** start of Records provided **

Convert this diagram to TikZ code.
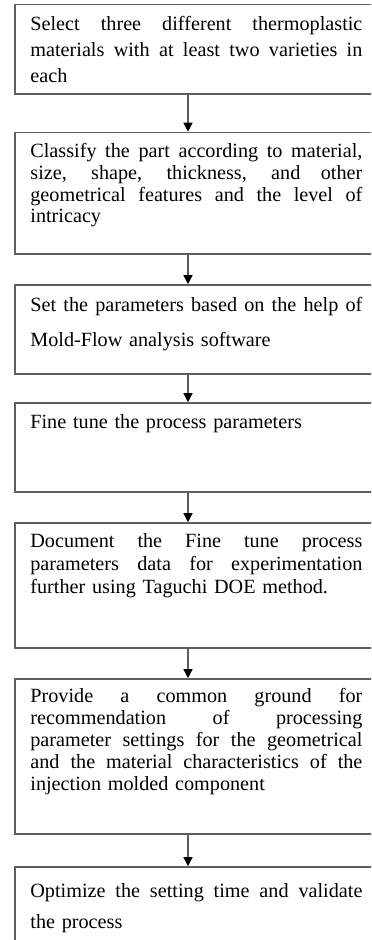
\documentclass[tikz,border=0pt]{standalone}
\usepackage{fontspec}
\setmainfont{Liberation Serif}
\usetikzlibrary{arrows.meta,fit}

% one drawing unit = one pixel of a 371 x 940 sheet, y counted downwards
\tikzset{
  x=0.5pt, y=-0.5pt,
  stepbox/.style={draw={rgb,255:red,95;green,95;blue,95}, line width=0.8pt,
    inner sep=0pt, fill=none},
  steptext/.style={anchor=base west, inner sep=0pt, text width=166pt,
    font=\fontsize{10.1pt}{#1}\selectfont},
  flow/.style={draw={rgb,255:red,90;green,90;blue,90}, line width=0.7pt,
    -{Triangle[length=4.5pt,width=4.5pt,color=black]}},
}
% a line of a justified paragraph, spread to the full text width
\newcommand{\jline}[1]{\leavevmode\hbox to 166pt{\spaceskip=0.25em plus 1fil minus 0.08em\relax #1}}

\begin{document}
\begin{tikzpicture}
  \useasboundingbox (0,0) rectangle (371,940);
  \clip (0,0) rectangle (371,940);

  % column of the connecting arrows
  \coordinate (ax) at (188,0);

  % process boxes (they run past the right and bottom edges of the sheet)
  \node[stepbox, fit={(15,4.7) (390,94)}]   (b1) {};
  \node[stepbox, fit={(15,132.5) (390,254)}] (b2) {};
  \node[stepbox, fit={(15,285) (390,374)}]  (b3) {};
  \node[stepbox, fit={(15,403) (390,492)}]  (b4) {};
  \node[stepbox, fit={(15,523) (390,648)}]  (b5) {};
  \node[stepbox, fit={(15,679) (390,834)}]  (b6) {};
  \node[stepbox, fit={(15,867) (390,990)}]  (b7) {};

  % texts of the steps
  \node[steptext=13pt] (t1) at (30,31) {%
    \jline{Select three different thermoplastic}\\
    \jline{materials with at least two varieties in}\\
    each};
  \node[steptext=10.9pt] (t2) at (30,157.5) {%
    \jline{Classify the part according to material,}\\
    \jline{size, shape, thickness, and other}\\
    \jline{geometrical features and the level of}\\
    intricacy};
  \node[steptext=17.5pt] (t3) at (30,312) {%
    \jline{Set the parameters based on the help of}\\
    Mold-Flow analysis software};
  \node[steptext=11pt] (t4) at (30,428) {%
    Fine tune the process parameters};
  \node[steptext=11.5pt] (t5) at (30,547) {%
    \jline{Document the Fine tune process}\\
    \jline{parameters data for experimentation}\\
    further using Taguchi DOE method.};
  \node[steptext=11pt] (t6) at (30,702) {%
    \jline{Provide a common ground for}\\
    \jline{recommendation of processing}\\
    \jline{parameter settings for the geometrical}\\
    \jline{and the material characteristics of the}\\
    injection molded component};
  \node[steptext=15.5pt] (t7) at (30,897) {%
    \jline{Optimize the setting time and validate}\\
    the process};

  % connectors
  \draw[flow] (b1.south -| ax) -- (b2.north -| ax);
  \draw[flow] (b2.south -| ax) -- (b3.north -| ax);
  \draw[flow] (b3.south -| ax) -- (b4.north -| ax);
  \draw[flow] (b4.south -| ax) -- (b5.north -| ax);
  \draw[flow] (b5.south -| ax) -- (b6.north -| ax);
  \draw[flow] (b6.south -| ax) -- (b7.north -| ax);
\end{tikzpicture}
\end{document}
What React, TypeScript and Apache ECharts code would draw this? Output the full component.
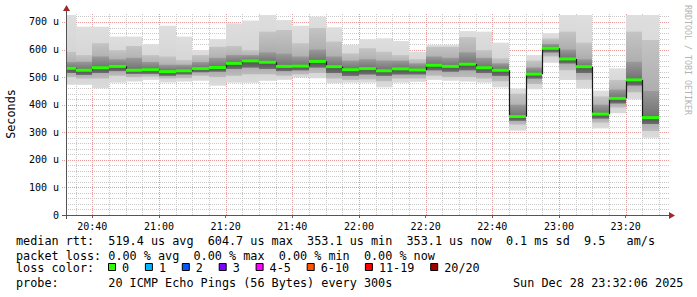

** end of Records provided **

* Directive:
Go through the entries above and print each one exactly, minus the pictures.

* Solution for this task:
Convert this diagram to TikZ code.
\documentclass[tikz,border=0pt]{standalone}
\usepackage{fontspec}
\setmainfont{Liberation Serif}
\usetikzlibrary{arrows.meta,fit}

% one drawing unit = one pixel of a 371 x 940 sheet, y counted downwards
\tikzset{
  x=0.5pt, y=-0.5pt,
  stepbox/.style={draw={rgb,255:red,95;green,95;blue,95}, line width=0.8pt,
    inner sep=0pt, fill=none},
  steptext/.style={anchor=base west, inner sep=0pt, text width=166pt,
    font=\fontsize{10.1pt}{#1}\selectfont},
  flow/.style={draw={rgb,255:red,90;green,90;blue,90}, line width=0.7pt,
    -{Triangle[length=4.5pt,width=4.5pt,color=black]}},
}
% a line of a justified paragraph, spread to the full text width
\newcommand{\jline}[1]{\leavevmode\hbox to 166pt{\spaceskip=0.25em plus 1fil minus 0.08em\relax #1}}

\begin{document}
\begin{tikzpicture}
  \useasboundingbox (0,0) rectangle (371,940);
  \clip (0,0) rectangle (371,940);

  % column of the connecting arrows
  \coordinate (ax) at (188,0);

  % process boxes (they run past the right and bottom edges of the sheet)
  \node[stepbox, fit={(15,4.7) (390,94)}]   (b1) {};
  \node[stepbox, fit={(15,132.5) (390,254)}] (b2) {};
  \node[stepbox, fit={(15,285) (390,374)}]  (b3) {};
  \node[stepbox, fit={(15,403) (390,492)}]  (b4) {};
  \node[stepbox, fit={(15,523) (390,648)}]  (b5) {};
  \node[stepbox, fit={(15,679) (390,834)}]  (b6) {};
  \node[stepbox, fit={(15,867) (390,990)}]  (b7) {};

  % texts of the steps
  \node[steptext=13pt] (t1) at (30,31) {%
    \jline{Select three different thermoplastic}\\
    \jline{materials with at least two varieties in}\\
    each};
  \node[steptext=10.9pt] (t2) at (30,157.5) {%
    \jline{Classify the part according to material,}\\
    \jline{size, shape, thickness, and other}\\
    \jline{geometrical features and the level of}\\
    intricacy};
  \node[steptext=17.5pt] (t3) at (30,312) {%
    \jline{Set the parameters based on the help of}\\
    Mold-Flow analysis software};
  \node[steptext=11pt] (t4) at (30,428) {%
    Fine tune the process parameters};
  \node[steptext=11.5pt] (t5) at (30,547) {%
    \jline{Document the Fine tune process}\\
    \jline{parameters data for experimentation}\\
    further using Taguchi DOE method.};
  \node[steptext=11pt] (t6) at (30,702) {%
    \jline{Provide a common ground for}\\
    \jline{recommendation of processing}\\
    \jline{parameter settings for the geometrical}\\
    \jline{and the material characteristics of the}\\
    injection molded component};
  \node[steptext=15.5pt] (t7) at (30,897) {%
    \jline{Optimize the setting time and validate}\\
    the process};

  % connectors
  \draw[flow] (b1.south -| ax) -- (b2.north -| ax);
  \draw[flow] (b2.south -| ax) -- (b3.north -| ax);
  \draw[flow] (b3.south -| ax) -- (b4.north -| ax);
  \draw[flow] (b4.south -| ax) -- (b5.north -| ax);
  \draw[flow] (b5.south -| ax) -- (b6.north -| ax);
  \draw[flow] (b6.south -| ax) -- (b7.north -| ax);
\end{tikzpicture}
\end{document}
What React, TypeScript and Apache ECharts code would draw this? Output the full component.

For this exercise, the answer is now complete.